### Direction
Could the lines from the start of the data through the line with "import plotly.graph_objects as go" be set down exactly, with no pictures among them?

### Data
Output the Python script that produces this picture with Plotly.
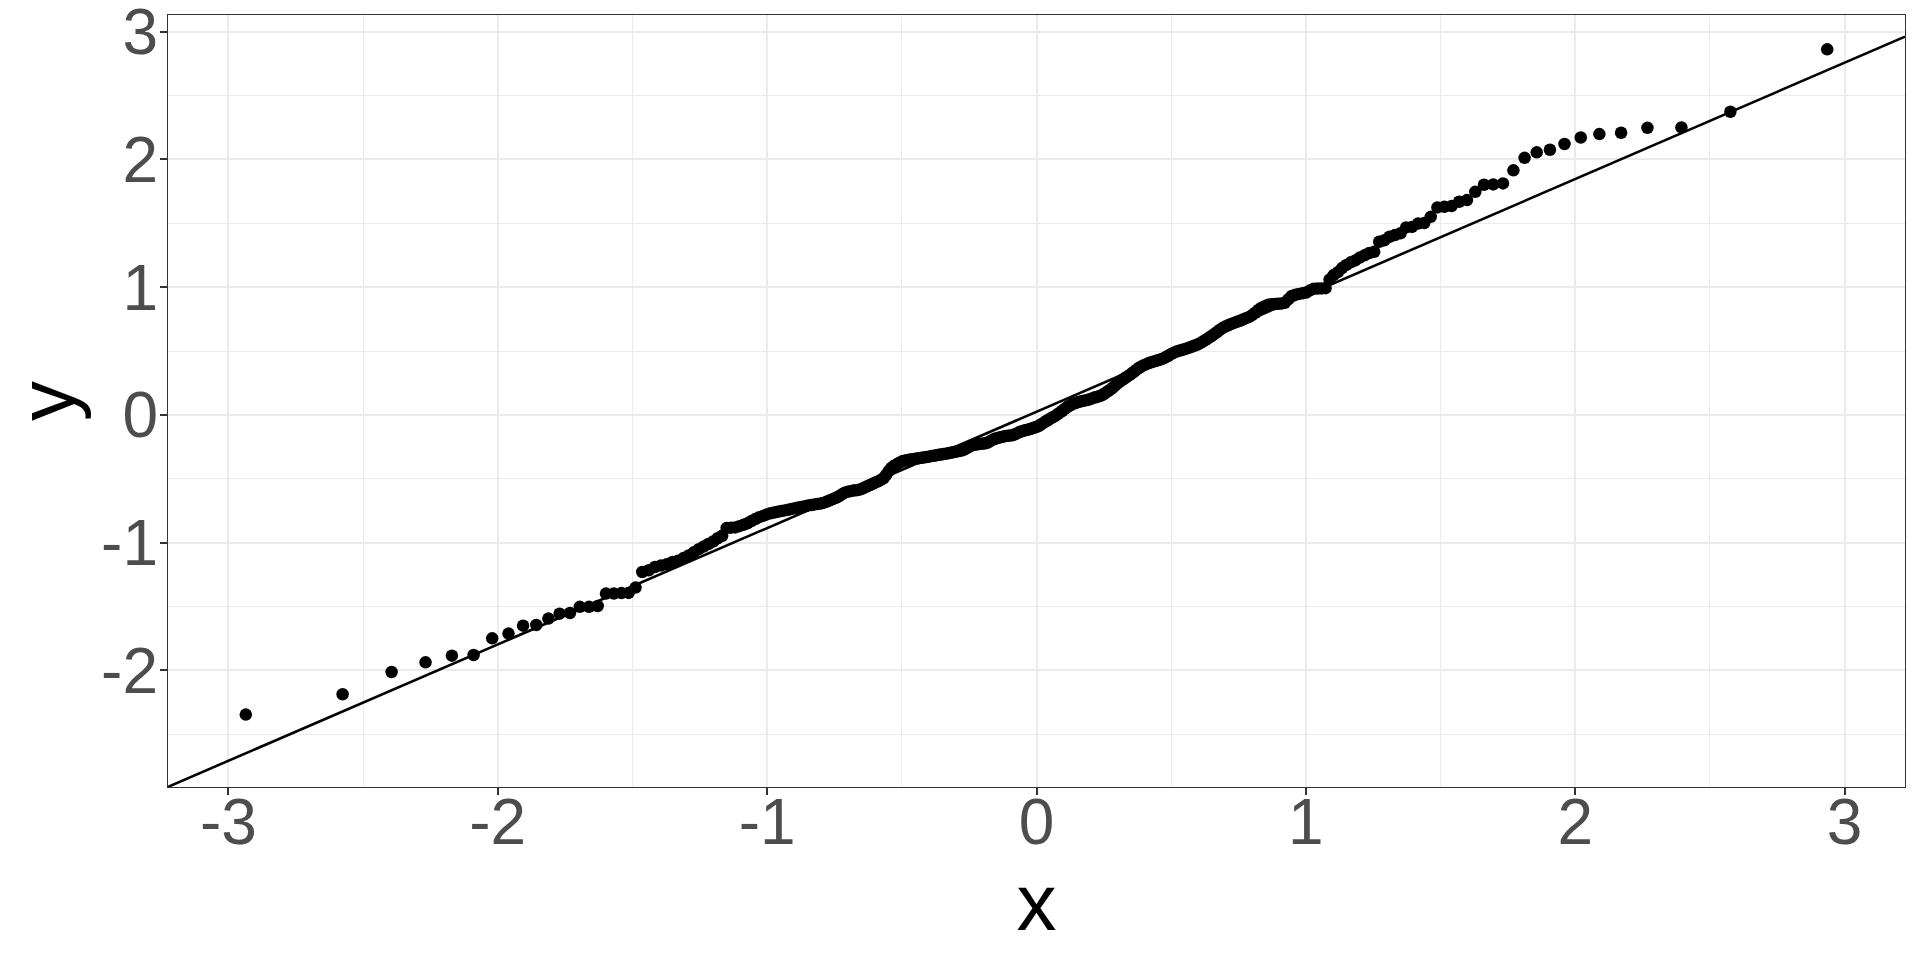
from statistics import NormalDist
import plotly.graph_objects as go

# Sample values (sorted)
sample_lower = [
    -2.345, -2.186, -2.012, -1.936, -1.884, -1.879, -1.748, -1.711, -1.649, -1.644,
    -1.594, -1.555, -1.550, -1.502, -1.502, -1.495, -1.398, -1.398, -1.394, -1.393,
    -1.351, -1.229, -1.215, -1.190, -1.178, -1.168, -1.150, -1.140, -1.120, -1.100,
    -1.075, -1.050, -1.030, -1.010, -0.990, -0.965, -0.945, -0.885, -0.882, -0.880,
    -0.870, -0.860, -0.848, -0.830, -0.815, -0.800, -0.790, -0.778, -0.770, -0.763,
    -0.758, -0.752, -0.747, -0.742, -0.735, -0.730, -0.725, -0.720, -0.715, -0.708,
    -0.705, -0.700, -0.696, -0.692, -0.686, -0.678, -0.668, -0.658, -0.648, -0.636,
    -0.622, -0.608, -0.600, -0.596, -0.592, -0.589, -0.585, -0.578, -0.568, -0.558,
    -0.548, -0.538, -0.528, -0.520, -0.508, -0.495, -0.470, -0.440, -0.415, -0.398,
    -0.388, -0.375, -0.365, -0.358, -0.354, -0.350, -0.347, -0.344, -0.341, -0.338,
    -0.335, -0.332, -0.329, -0.326, -0.322, -0.319, -0.316, -0.312, -0.309, -0.306,
    -0.303, -0.300, -0.296, -0.292, -0.288, -0.284, -0.280, -0.276, -0.268, -0.258,
    -0.248, -0.238, -0.234, -0.231, -0.228, -0.226, -0.224, -0.222, -0.215, -0.205,
    -0.195, -0.186, -0.182, -0.177, -0.172, -0.168, -0.165, -0.162, -0.160, -0.158,
    -0.150, -0.142, -0.134, -0.127, -0.122, -0.118, -0.114, -0.108, -0.102, -0.096,
]
sample_upper = [
    -0.090, -0.080, -0.068, -0.058, -0.045, -0.035, -0.025, -0.015, -0.005, 0.008,
    0.020, 0.033, 0.048, 0.060, 0.072, 0.082, 0.090, 0.096, 0.101, 0.106,
    0.110, 0.114, 0.118, 0.123, 0.130, 0.136, 0.141, 0.146, 0.152, 0.162,
    0.175, 0.188, 0.200, 0.215, 0.232, 0.248, 0.262, 0.275, 0.287, 0.300,
    0.312, 0.326, 0.340, 0.355, 0.370, 0.380, 0.390, 0.398, 0.406, 0.412,
    0.418, 0.424, 0.430, 0.437, 0.444, 0.455, 0.466, 0.478, 0.488, 0.496,
    0.502, 0.508, 0.514, 0.521, 0.528, 0.536, 0.544, 0.552, 0.562, 0.575,
    0.588, 0.602, 0.616, 0.632, 0.648, 0.665, 0.680, 0.692, 0.702, 0.712,
    0.721, 0.730, 0.738, 0.748, 0.758, 0.768, 0.782, 0.800, 0.822, 0.840,
    0.852, 0.862, 0.866, 0.868, 0.870, 0.872, 0.878, 0.905, 0.932, 0.942,
    0.948, 0.952, 0.958, 0.975, 0.988, 0.990, 0.991, 0.993, 1.060, 1.095,
    1.118, 1.150, 1.175, 1.195, 1.210, 1.232, 1.250, 1.268, 1.278, 1.356,
    1.368, 1.395, 1.408, 1.422, 1.468, 1.472, 1.498, 1.502, 1.551, 1.625,
    1.630, 1.635, 1.669, 1.682, 1.747, 1.802, 1.805, 1.813, 1.915, 2.013,
    2.056, 2.076, 2.121, 2.172, 2.199, 2.209, 2.248, 2.251, 2.374, 2.862,
]
sample = sample_lower + sample_upper

# Reference line
line_intercept = 0.0255
line_slope = 0.9108

# Axis settings
x_range = [-3.224, 3.224]
y_range = [-2.912, 3.131]
x_ticks = [-3, -2, -1, 0, 1, 2, 3]
x_ticklabels = ["-3", "-2", "-1", "0", "1", "2", "3"]
y_ticks = [-2, -1, 0, 1, 2, 3]
y_ticklabels = ["-2", "-1", "0", "1", "2", "3"]

# Theoretical normal quantiles (stat_qq)
n = len(sample)
nd = NormalDist()
theoretical = [nd.inv_cdf((i + 0.5) / n) for i in range(n)]

line_x = x_range
line_y = [line_intercept + line_slope * v for v in line_x]

fig = go.Figure()
fig.add_trace(go.Scatter(
    x=theoretical, y=sample, mode="markers",
    marker=dict(color="black", size=12.5, line=dict(width=0)),
    showlegend=False, hoverinfo="x+y",
))
fig.add_trace(go.Scatter(
    x=line_x, y=line_y, mode="lines",
    line=dict(color="black", width=2.6),
    showlegend=False, hoverinfo="skip",
))

font_family = "Liberation Sans, Arial, Helvetica, sans-serif"
axis_common = dict(
    showgrid=True, gridcolor="#EBEBEB", gridwidth=2.2,
    zeroline=False,
    showline=True, linecolor="#333333", linewidth=1.4, mirror=True,
    ticks="outside", ticklen=7, tickwidth=1.8, tickcolor="#333333",
    tickfont=dict(family=font_family, size=64, color="#4D4D4D"),
    ticklabeloverflow="allow",
    minor=dict(showgrid=True, gridcolor="#EBEBEB", gridwidth=1.1, dtick=0.5, tick0=0, ticks=""),
    automargin=False,
)

fig.update_layout(
    width=1920, height=960,
    paper_bgcolor="white", plot_bgcolor="white",
    margin=dict(l=168, r=15, t=15, b=173),
    font=dict(family=font_family),
    xaxis=dict(
        range=x_range, tickmode="array", tickvals=x_ticks, ticktext=x_ticklabels,
        ticklabelstandoff=-28,
        title=dict(text="x", font=dict(family=font_family, size=80, color="black"), standoff=8),
        **axis_common,
    ),
    yaxis=dict(
        range=y_range, tickmode="array", tickvals=y_ticks, ticktext=y_ticklabels,
        ticklabelstandoff=-11,
        title=dict(text="y", font=dict(family=font_family, size=80, color="black"), standoff=0),
        **axis_common,
    ),
)

fig.write_html("out.html", config={"displayModeBar": False},
               post_script="document.body.style.margin='0';")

### Answer to this exercise
Output the Python script that produces this picture with Plotly.
from statistics import NormalDist
import plotly.graph_objects as go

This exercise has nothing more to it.